Researchers from the University of Louisiana at Lafayette have found that sea anemones, which have remarkable regenerative properties that allow them to rebuild the missing halves of their bodies when they tear themselves in two during reproduction, may be the key to repairing damaged hair cells in the inner ears of mice.
In a recent announcement, research scientist Glen Watson, PhD, explained that sea anemones occurred to him as a possible source for rescuing damaged cochlear hair cells to restore hearing because sea anemones can restore the sensitive hair cells on their tentacles which they use to detect passing prey. “It occurred to me that if any animal could recover from damage to its hair bundles, anemones would be the ones,” said Watson.
Having discovered a cocktail of proteins in the mucus coating sea anemones’ bodies that allows them to repair injured hair cells in as few as 8 minutes, Watson and co-investigator Pei-Ciao Tang, PhD, decided to find out what effect the restorative proteins might have on the damaged cochlear cells of mice. The research team’s study article on how sea anemone proteins can repair damaged mouse cochlear hair cells appeared in the August 2016 edition of the Journal of Experimental Biology.
Recalling that growing the delicate hair cells in the lab was very challenging, Watson and Tang eventually succeeded in dissecting the minute cochleae and attaching the cultured cells to coverslips, thanks to advice from Karen Smith and other colleagues.
Hair cells have a bundle of minute hair-like structures on the surface called stereocilia, which are tethered at the tips by protein strands in a V-shaped formation. According to the authors, it is the tethers that break when hair cells are damaged, causing the stereocilia to collapse.
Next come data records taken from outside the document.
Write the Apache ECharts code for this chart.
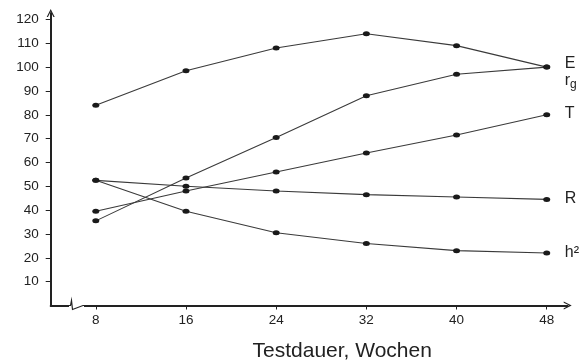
<!DOCTYPE html>
<html>
<head>
<meta charset="utf-8">
<style>
  html, body { margin: 0; padding: 0; background: #fff; }
  #main { width: 588px; height: 363px; }
</style>
<script src="https://cdn.jsdelivr.net/npm/echarts@6/dist/echarts.min.js"></script>
</head>
<body>
<div id="main"></div>
<script>
// test duration (weeks)
const weeks = [8, 16, 24, 32, 40, 48];
const yTicks = [10, 20, 30, 40, 50, 60, 70, 80, 90, 100, 110, 120];

// values
const seriesE  = [84, 98.5, 108, 114, 109, 100];
const seriesRg = [35.5, 53.5, 70.5, 88, 97, 100];
const seriesT  = [39.5, 48, 56, 64, 71.5, 80];
const seriesR  = [52.5, 50, 48, 46.5, 45.5, 44.5];
const seriesH2 = [52.5, 39.5, 30.5, 26, 23, 22];

const font = '"Liberation Sans", Arial, sans-serif';
const ink = '#222';
const lineCol = '#3a3a3a';
const dot = 'path://M0,5a5,5 0 1,0 10,0a5,5 0 1,0 -10,0z';
const chevron = 'path://M0,10 L5,0 L10,10 L8.4,10 L5,3 L1.6,10 Z';

function makeSeries(name, values, label, offset, rich) {
  return {
    name: name,
    type: 'line',
    data: weeks.map((w, i) => [w, values[i]]),
    symbol: dot,
    symbolSize: [7, 5],
    showSymbol: true,
    itemStyle: { color: '#1a1a1a' },
    lineStyle: { color: lineCol, width: 1.1 },
    endLabel: {
      show: true,
      formatter: label,
      distance: 18,
      offset: offset,
      color: ink,
      fontFamily: font,
      fontSize: 16,
      rich: rich
    },
    animation: false
  };
}

const chart = echarts.init(document.getElementById('main'));

const option = {
  animation: false,
  grid: { left: 50.7, right: 20.3, top: 13, bottom: 57.5, outerBoundsMode: 'none' },
  xAxis: {
    type: 'value',
    min: 4,
    max: 49.86,
    name: 'Testdauer, Wochen',
    nameLocation: 'middle',
    nameGap: 35,
    nameTextStyle: { fontFamily: font, fontSize: 21, color: ink, padding: [0, 0, 0, 66] },
    axisLine: { lineStyle: { color: ink, width: 2 }, symbol: ['none', chevron], symbolSize: [8, 10] },
    axisTick: { customValues: weeks, length: 4, lineStyle: { color: ink } },
    axisLabel: { customValues: weeks, fontFamily: font, fontSize: 13.5, color: ink, margin: 8 },
    splitLine: { show: false }
  },
  yAxis: {
    type: 'value',
    min: 0,
    max: 122.7,
    axisLine: { lineStyle: { color: ink, width: 2 }, symbol: ['none', chevron], symbolSize: [8, 10] },
    axisTick: { customValues: yTicks, length: 5, lineStyle: { color: ink } },
    axisLabel: { customValues: yTicks, fontFamily: font, fontSize: 13.5, color: ink, margin: 12 },
    splitLine: { show: false }
  },
  series: [
    makeSeries('E', seriesE, 'E', [0, -4]),
    makeSeries('rg', seriesRg, '{r|r}{g|g}', [0, 13], {
      r: { fontFamily: font, fontSize: 16, color: ink, verticalAlign: 'top', lineHeight: 16 },
      g: { fontFamily: font, fontSize: 12, color: ink, verticalAlign: 'top', lineHeight: 12, padding: [7, 0, 0, 0] }
    }),
    makeSeries('T', seriesT, 'T', [0, -1]),
    makeSeries('R', seriesR, 'R', [0, -1]),
    makeSeries('h2', seriesH2, 'h²', [0, 0])
  ],
  // axis break mark on the x axis
  graphic: [
    {
      type: 'rect',
      z: 100,
      shape: { x: 69, y: 302, width: 15, height: 7 },
      style: { fill: '#fff' }
    },
    {
      type: 'polyline',
      z: 101,
      shape: { points: [[68.5, 305.5], [70.5, 305.5], [71.5, 300.5], [72.5, 309.5], [83, 305.5], [85, 305.5]] },
      style: { stroke: ink, lineWidth: 1.2, fill: null }
    }
  ]
};

chart.setOption(option);
</script>
</body>
</html>
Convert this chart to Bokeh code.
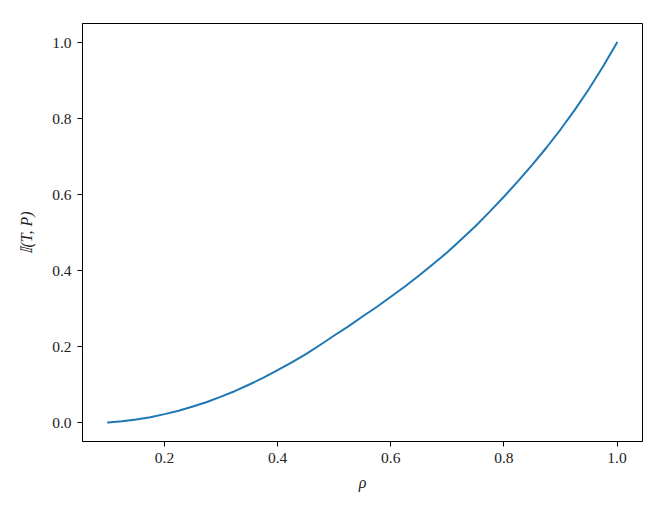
from bokeh.plotting import figure
from bokeh.models import FixedTicker, PrintfTickFormatter, Range1d
from bokeh.embed import file_html
from bokeh.resources import INLINE

rho = [0.100, 0.125, 0.150, 0.175, 0.200, 0.225, 0.250, 0.275, 0.300, 0.325,
       0.350, 0.375, 0.400, 0.425, 0.450, 0.475, 0.500, 0.525, 0.550, 0.575,
       0.600, 0.625, 0.650, 0.675, 0.700, 0.725, 0.750, 0.775, 0.800, 0.825,
       0.850, 0.875, 0.900, 0.925, 0.950, 0.975, 1.000]
info = [0.000, 0.003, 0.008, 0.014, 0.022, 0.031, 0.042, 0.054, 0.068, 0.083,
        0.100, 0.118, 0.138, 0.158, 0.180, 0.204, 0.229, 0.253, 0.279, 0.304,
        0.331, 0.358, 0.387, 0.417, 0.448, 0.482, 0.517, 0.555, 0.594, 0.635,
        0.678, 0.723, 0.771, 0.822, 0.877, 0.936, 1.000]
x_ticks = [0.2, 0.4, 0.6, 0.8, 1.0]
y_ticks = [0.0, 0.2, 0.4, 0.6, 0.8, 1.0]

FONT = "Liberation Serif"

p = figure(width=656, height=506, output_backend="svg", toolbar_location=None,
           x_range=Range1d(0.055, 1.045), y_range=Range1d(-0.05, 1.05),
           min_border_left=82, min_border_right=14, min_border_top=23,
           min_border_bottom=65)

p.line(rho, info, line_color="#1f77b4", line_width=2, line_join="round",
       line_cap="round")

p.xgrid.visible = False
p.ygrid.visible = False
p.outline_line_color = "black"
p.outline_line_width = 1
p.background_fill_color = "white"
p.border_fill_color = "white"

p.xaxis.ticker = FixedTicker(ticks=x_ticks)
p.yaxis.ticker = FixedTicker(ticks=y_ticks)
for ax in (p.xaxis, p.yaxis):
    ax.formatter = PrintfTickFormatter(format="%.1f")
    ax.minor_tick_line_color = None
    ax.major_tick_in = 0
    ax.major_tick_out = 5
    ax.major_tick_line_color = "black"
    ax.axis_line_color = "black"
    ax.major_label_text_font = FONT
    ax.major_label_text_font_size = "15.5px"
    ax.major_label_text_color = "#222222"
    ax.axis_label_text_font = FONT
    ax.axis_label_text_font_size = "16px"
    ax.axis_label_text_color = "#222222"
    ax.major_label_standoff = 6

p.xaxis.axis_label = "ρ"
p.xaxis.axis_label_text_font_style = "italic"
p.xaxis.axis_label_standoff = 8
p.yaxis.axis_label = "𝕀(T, P)"
p.yaxis.axis_label_text_font_style = "italic"
p.yaxis.axis_label_standoff = 14

open("out.html", "w").write(file_html(p, INLINE))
Knowing that calcium is an essential component of the tether structures, Watson and Tang transferred the hair cells to an environment lacking calcium for 15 minutes in an attempt to reproduce the destruction produced by sound in mammalian cochleae. They observed that in this environment, the stereocilia splayed rather than occurring in well-organized bundles. In addition, the hair cells were unable to take up a dye that undamaged hair cells can absorb readily. Having confirmed that the low calcium environment was destructive, Watson and Tang collected the mucus from starlet sea anemones that had damaged tentacle hair cells, isolated the repair proteins, and added the protein cocktail to the damaged mouse hair cells for one hour.
The researchers found that hair cells recovered significantly after the repair proteins from the sea anemones had been added to the mouse cells. The stereocilia were no longer splayed and the cells improved sufficiently to absorb the dye. Watson and Tang then searched the mouse genome for examples of the crucial repair proteins and found evidence that mice produce many proteins that are closely related to the sea anemone repair proteins, suggesting that it may be possible to mobilize the same repair mechanisms in mammals with damaged hearing.
The authors hope this discovery will eventually lead to a treatment for human patients with acute hearing loss, but acknowledge that this research is in its infancy. Next steps are to discover the mechanism that could eventually allow sea anemones to restore our hearing.